◆ Source excerpt

===

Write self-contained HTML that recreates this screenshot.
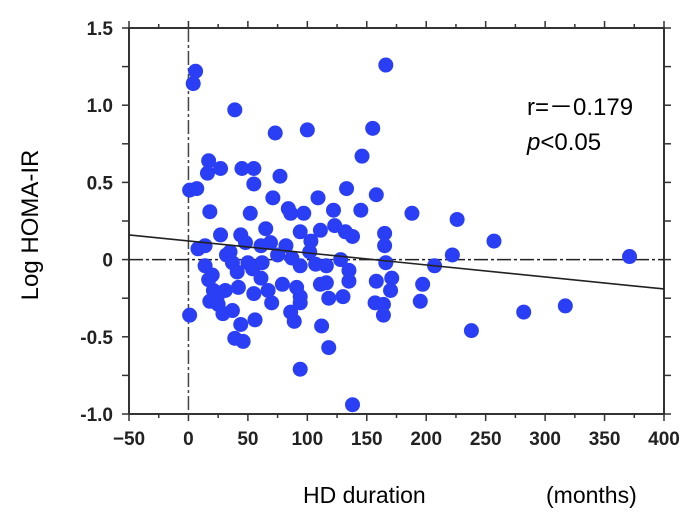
<!DOCTYPE html>
<html><head><meta charset="utf-8"><style>
body{margin:0;background:#fff;}
svg{display:block;font-family:"Liberation Sans",sans-serif;}
</style></head><body>
<svg id="chart" width="695" height="526">
<g id="axes"></g><g id="marks"></g>
<text x="0" y="0" transform="translate(38,225) rotate(-90)" text-anchor="middle" font-size="24">Log HOMA-IR</text>
<text x="303" y="503" font-size="23">HD duration</text>
<text x="546" y="503" font-size="23">(months)</text>
<text x="527" y="115" font-size="24">r=－0.179</text>
<text x="527" y="150" font-size="24"><tspan font-style="italic">p</tspan>&lt;0.05</text>
</svg>
<script>
const xTicks=[-50,0,50,100,150,200,250,300,350,400];
const yTicks=[-1.0,-0.5,0,0.5,1.0,1.5];
const yTickLabels=["-1.0","-0.5","0","0.5","1.0","1.5"];
const durations=[6,4,39,73,100,166,155,146,17,16,27,45,55,55,77,1,7,133,18,52,86,97,109,122,123,71,84,103,27,14,8,44,48,61,69,82,94,111,132,138,158,165,165,188,226,257,222,207,166,371,14,37,54,62,75,87,94,107,116,128,135,17,21,31,61,67,79,91,111,116,135,158,171,170,157,164,164,197,195,130,118,94,94,70,55,42,25,29,37,44,39,46,18,1,56,86,89,112,118,94,138,238,282,317,50,32,41,20,24,35,65,102,145];
const homaLog=[1.22,1.14,0.97,0.82,0.84,1.26,0.85,0.67,0.64,0.56,0.59,0.59,0.59,0.49,0.54,0.45,0.46,0.46,0.31,0.30,0.30,0.30,0.40,0.32,0.22,0.40,0.33,0.12,0.16,0.09,0.07,0.16,0.11,0.09,0.11,0.09,0.18,0.19,0.18,0.15,0.42,0.17,0.09,0.30,0.26,0.12,0.03,-0.04,-0.02,0.02,-0.04,-0.02,-0.06,-0.02,0.03,0.01,-0.04,-0.03,-0.04,0,-0.07,-0.13,-0.2,-0.2,-0.12,-0.2,-0.16,-0.18,-0.16,-0.15,-0.14,-0.14,-0.12,-0.2,-0.28,-0.29,-0.36,-0.16,-0.27,-0.24,-0.25,-0.24,-0.28,-0.28,-0.22,-0.18,-0.29,-0.35,-0.33,-0.42,-0.51,-0.53,-0.27,-0.36,-0.39,-0.34,-0.4,-0.43,-0.57,-0.71,-0.94,-0.46,-0.34,-0.3,-0.02,0.03,-0.08,-0.1,-0.25,0.05,0.2,0.05,0.32];
const regression=[0.121,-0.000778];
const L=129,R=664,T=28,B=414;
const xs=v=>L+(v+50)/450*(R-L);
const ys=v=>B-(v+1)/2.5*(B-T);
const NS="http://www.w3.org/2000/svg";
function mk(tag,attrs,parent){const e=document.createElementNS(NS,tag);for(const k in attrs)e.setAttribute(k,attrs[k]);parent.appendChild(e);return e;}
const ax=document.getElementById('axes'),mg=document.getElementById('marks');
const frame=mk('rect',{x:L,y:T,width:R-L,height:B-T,fill:'none',stroke:'#333','stroke-width':2},ax);


for(let v=-50;v<=400;v+=25){const x=xs(v),len=v%50===0?7:4;
mk('line',{x1:x,x2:x,y1:B,y2:B+len,stroke:'#333','stroke-width':1.5},ax);
mk('line',{x1:x,x2:x,y1:T,y2:T-len,stroke:'#333','stroke-width':1.5},ax);}
xTicks.forEach(v=>{const t=mk('text',{x:xs(v),y:B+31,'text-anchor':'middle','font-size':19,'font-weight':'bold',fill:'#222'},ax);t.textContent=v===-50?'−50':String(v);

});
for(let v=-1;v<=1.5001;v+=0.25){const y=ys(v);
mk('line',{x1:L,x2:L-7,y1:y,y2:y,stroke:'#333','stroke-width':1.5},ax);
mk('line',{x1:R,x2:R+7,y1:y,y2:y,stroke:'#333','stroke-width':1.5},ax);}
yTicks.forEach((v,i)=>{const t=mk('text',{x:L-16,y:ys(v)+7,'text-anchor':'end','font-size':19,'font-weight':'bold',fill:'#222'},ax);t.textContent=yTickLabels[i];

});
const zx=mk('line',{x1:xs(0),x2:xs(0),y1:T,y2:B,stroke:'#444','stroke-width':1.5,'stroke-dasharray':'14,3,3,3'},ax);


const zy=mk('line',{x1:L,x2:R,y1:ys(0),y2:ys(0),stroke:'#222','stroke-width':1.5,'stroke-dasharray':'14,3,3,3'},ax);


durations.forEach((d,i)=>{const c=mk('circle',{cx:xs(d),cy:ys(homaLog[i]),r:7.5,fill:'#2a3ff5'},mg);

});
const rl=mk('line',{x1:xs(-50),x2:xs(400),y1:ys(regression[0]+regression[1]*-50),y2:ys(regression[0]+regression[1]*400),stroke:'#222','stroke-width':1.6},mg);


</script>
</body></html>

===

◆ Short exercise
Without the pictures, transcribe the listing above exactly.

◆ Solution to this exercise
Write self-contained HTML that recreates this screenshot.
<!DOCTYPE html>
<html><head><meta charset="utf-8"><style>
body{margin:0;background:#fff;}
svg{display:block;font-family:"Liberation Sans",sans-serif;}
</style></head><body>
<svg id="chart" width="695" height="526">
<g id="axes"></g><g id="marks"></g>
<text x="0" y="0" transform="translate(38,225) rotate(-90)" text-anchor="middle" font-size="24">Log HOMA-IR</text>
<text x="303" y="503" font-size="23">HD duration</text>
<text x="546" y="503" font-size="23">(months)</text>
<text x="527" y="115" font-size="24">r=－0.179</text>
<text x="527" y="150" font-size="24"><tspan font-style="italic">p</tspan>&lt;0.05</text>
</svg>
<script>
const xTicks=[-50,0,50,100,150,200,250,300,350,400];
const yTicks=[-1.0,-0.5,0,0.5,1.0,1.5];
const yTickLabels=["-1.0","-0.5","0","0.5","1.0","1.5"];
const durations=[6,4,39,73,100,166,155,146,17,16,27,45,55,55,77,1,7,133,18,52,86,97,109,122,123,71,84,103,27,14,8,44,48,61,69,82,94,111,132,138,158,165,165,188,226,257,222,207,166,371,14,37,54,62,75,87,94,107,116,128,135,17,21,31,61,67,79,91,111,116,135,158,171,170,157,164,164,197,195,130,118,94,94,70,55,42,25,29,37,44,39,46,18,1,56,86,89,112,118,94,138,238,282,317,50,32,41,20,24,35,65,102,145];
const homaLog=[1.22,1.14,0.97,0.82,0.84,1.26,0.85,0.67,0.64,0.56,0.59,0.59,0.59,0.49,0.54,0.45,0.46,0.46,0.31,0.30,0.30,0.30,0.40,0.32,0.22,0.40,0.33,0.12,0.16,0.09,0.07,0.16,0.11,0.09,0.11,0.09,0.18,0.19,0.18,0.15,0.42,0.17,0.09,0.30,0.26,0.12,0.03,-0.04,-0.02,0.02,-0.04,-0.02,-0.06,-0.02,0.03,0.01,-0.04,-0.03,-0.04,0,-0.07,-0.13,-0.2,-0.2,-0.12,-0.2,-0.16,-0.18,-0.16,-0.15,-0.14,-0.14,-0.12,-0.2,-0.28,-0.29,-0.36,-0.16,-0.27,-0.24,-0.25,-0.24,-0.28,-0.28,-0.22,-0.18,-0.29,-0.35,-0.33,-0.42,-0.51,-0.53,-0.27,-0.36,-0.39,-0.34,-0.4,-0.43,-0.57,-0.71,-0.94,-0.46,-0.34,-0.3,-0.02,0.03,-0.08,-0.1,-0.25,0.05,0.2,0.05,0.32];
const regression=[0.121,-0.000778];
const L=129,R=664,T=28,B=414;
const xs=v=>L+(v+50)/450*(R-L);
const ys=v=>B-(v+1)/2.5*(B-T);
const NS="http://www.w3.org/2000/svg";
function mk(tag,attrs,parent){const e=document.createElementNS(NS,tag);for(const k in attrs)e.setAttribute(k,attrs[k]);parent.appendChild(e);return e;}
const ax=document.getElementById('axes'),mg=document.getElementById('marks');
const frame=mk('rect',{x:L,y:T,width:R-L,height:B-T,fill:'none',stroke:'#333','stroke-width':2},ax);


for(let v=-50;v<=400;v+=25){const x=xs(v),len=v%50===0?7:4;
mk('line',{x1:x,x2:x,y1:B,y2:B+len,stroke:'#333','stroke-width':1.5},ax);
mk('line',{x1:x,x2:x,y1:T,y2:T-len,stroke:'#333','stroke-width':1.5},ax);}
xTicks.forEach(v=>{const t=mk('text',{x:xs(v),y:B+31,'text-anchor':'middle','font-size':19,'font-weight':'bold',fill:'#222'},ax);t.textContent=v===-50?'−50':String(v);

});
for(let v=-1;v<=1.5001;v+=0.25){const y=ys(v);
mk('line',{x1:L,x2:L-7,y1:y,y2:y,stroke:'#333','stroke-width':1.5},ax);
mk('line',{x1:R,x2:R+7,y1:y,y2:y,stroke:'#333','stroke-width':1.5},ax);}
yTicks.forEach((v,i)=>{const t=mk('text',{x:L-16,y:ys(v)+7,'text-anchor':'end','font-size':19,'font-weight':'bold',fill:'#222'},ax);t.textContent=yTickLabels[i];

});
const zx=mk('line',{x1:xs(0),x2:xs(0),y1:T,y2:B,stroke:'#444','stroke-width':1.5,'stroke-dasharray':'14,3,3,3'},ax);


const zy=mk('line',{x1:L,x2:R,y1:ys(0),y2:ys(0),stroke:'#222','stroke-width':1.5,'stroke-dasharray':'14,3,3,3'},ax);


durations.forEach((d,i)=>{const c=mk('circle',{cx:xs(d),cy:ys(homaLog[i]),r:7.5,fill:'#2a3ff5'},mg);

});
const rl=mk('line',{x1:xs(-50),x2:xs(400),y1:ys(regression[0]+regression[1]*-50),y2:ys(regression[0]+regression[1]*400),stroke:'#222','stroke-width':1.6},mg);


</script>
</body></html>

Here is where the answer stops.